Après l’incendie du Musée de Rio, le 2 septembre, une question se pose : quel avenir pour la recherche dans les musées ? C’est avec sidération que nous avons regardé les images du Musée national de Rio en flammes, puis celles des murs calcinés du palais où avait disparu la quasi-totalité de la plus grande collection d’histoire naturelle de l’Amérique du Sud. Eduardo Viveiros de Vastro, anthropologue mondialement connu dont la carrière s’est entièrement déroulée dans le Musée national, a décrit ces ruines comme un « Ground Zero » dans lequel se réfléchissent les autres désastres qui affectent la nation brésilienne.
La destruction du lieu, même si elle est due à un incendie accidentel, a en effet une signification politique et écologique : c’est une partie de la mémoire de la diversité du Brésil qui s’est volatilisée, avec ses langues documentées dans la bibliothèque, ses objets fabriqués par les populations autochtones, ses spécimens d’espèces animales et végétales aujourd’hui disparues. Au-delà de l’émotion causée par cette perte inestimable, que penser des images de cette catastrophe ?

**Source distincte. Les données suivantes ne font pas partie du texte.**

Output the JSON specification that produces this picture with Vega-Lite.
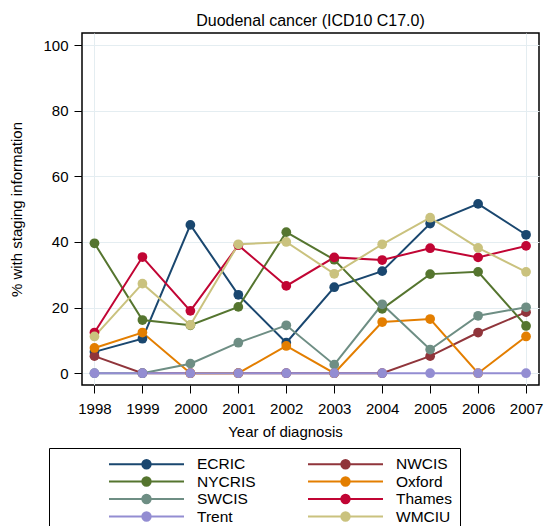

Commençons par détourner légèrement la focale. En se déplaçant du quartier pauvre et désaffecté de Sao Cristovao qui entoure le Musée national de Rio vers la zone portuaire en cours de rénovation, on découvre un musée entièrement nouveau, le Musée de demain. Dilma Rousseff a inauguré en 2015 ce bâtiment ambitieux et coûteux, alors qu’aucun président du Brésil ne s’est rendu au Musée national depuis 1960. Les visiteurs se pressent pour y voir des expositions numériques sur l’avenir de la planète, mais aucune collection n’y est conservée. Par contraste, faudra-t-il appeler le Musée national, que le gouvernement brésilien a promis de reconstruire, le « musée du passé » ?
Le bâtiment qui abritait le Musée national était en effet le palais dans lequel vivait l’empereur du Brésil au XIXe siècle.